Trout also won the first of his three Most Valuable Player awards at age 23. Soto has a pair of top ten finishes and one top five finish. But if Soto believes he’s as valuable overall right now as Trout through age 23, he’s got a reasonable case. Absent unforeseen circumstances beyond his control, Soto stands to continue playing at a Trout-like level for a lot of years to come.

Remember: The Lerner family is looking to sell the team. “[T]hey wanted to clarify their position with Soto for prospective buyers,” writes The Athletic‘s Ken Rosenthal. “Soto is an asset, but not if his contract is so big that it would make it difficult for the Nationals to build around him.”

Hark back to that fine 2001 day when the Rangers—who were at least as pitching strapped then as today’s Angels have been for nigh on a decade, but without the truly deep pockets the Angels now have—decided that the cure for their Show-worst team ERA was to spend the equivalent of a solid pitching staff on . . . one shortstop named Álex Rodríguez.

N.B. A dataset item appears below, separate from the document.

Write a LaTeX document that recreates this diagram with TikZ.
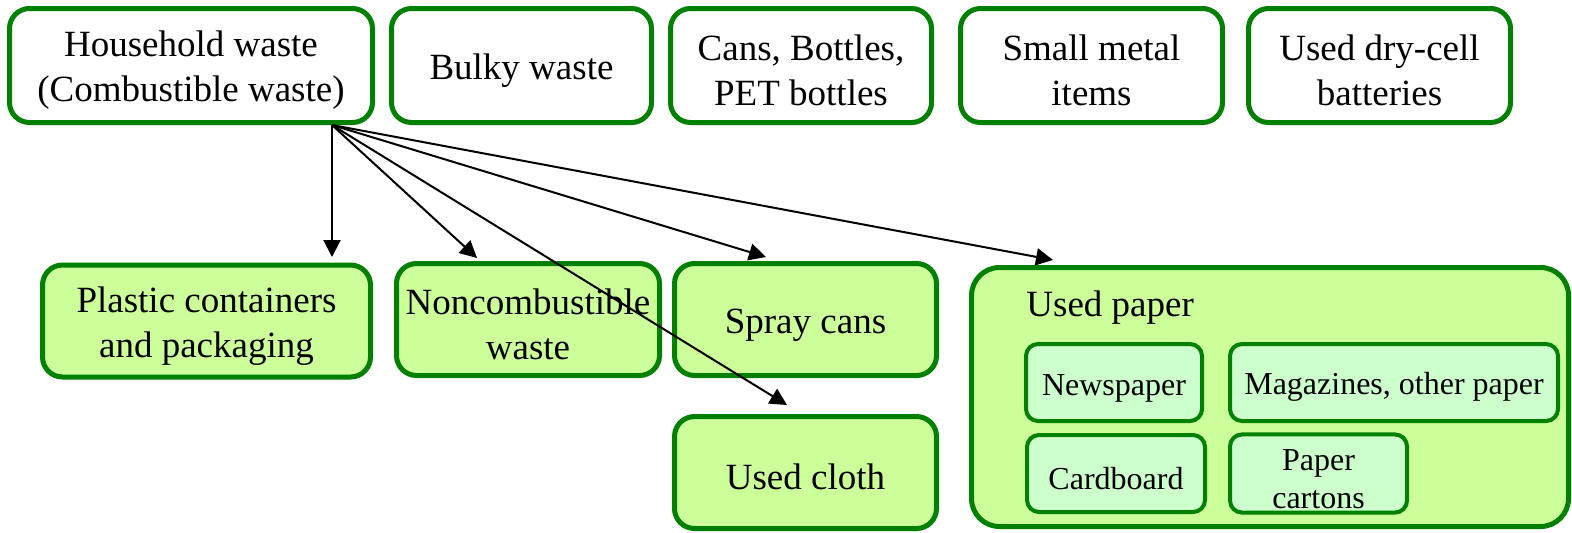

It made A-Rod mega-rich but also kept the Rangers throttled while stirring insecurities enough into baseball’s then-best all-around shortstop—pounding himself inside to live up to that deal—that he waded into the dubious waters of actual/alleged performance-enhancing substances in the first place. And the Rangers didn’t return to the postseaon until well after A-Rod moved on to the Yankees.

Soto’s agent Scott Boras is well known for preferring his clients test their open markets as soon as they’re eligible to have them. Soto isn’t averse to testing his market value when the time comes with or without Boras. Any team able to deal for him would have to part with delicious enough Show players and prospects. (The Nats now have the third-worst farm system, according to Athletic analyst Keith Law.) And, prepare to either sign him big long-term or watch him walk in a little over three years.

If the Nats really are making him available for the right price, don’t be shocked to discover the Nats’ front office phones ringing courtesy of the Mets, the Dodgers, the Giants, the Cardinals, the Braves, the Red Sox, maybe even the Astros on the pretext that if you couldn’t beat him, make him join you.

Maybe the Padres will get into the mix. “Such a move would be bold, perhaps borderline nuts,” says The Athletic, “but [GM A.J.] Preller is not one to shy away from a splash.” Maybe even the Yankees, who don’t look like they need help just by the American League East standings, might rather have a Soto who can hit all around over a Joey Gallo who can bomb but little else at the plate and isn’t really doing much bombing now.

Technically, It wasn’t that long ago that Soto had a big enough hand in the Nats reaching the Promised Land. But a spurned contract extension and trade speculation suddenly make it feel like eons past.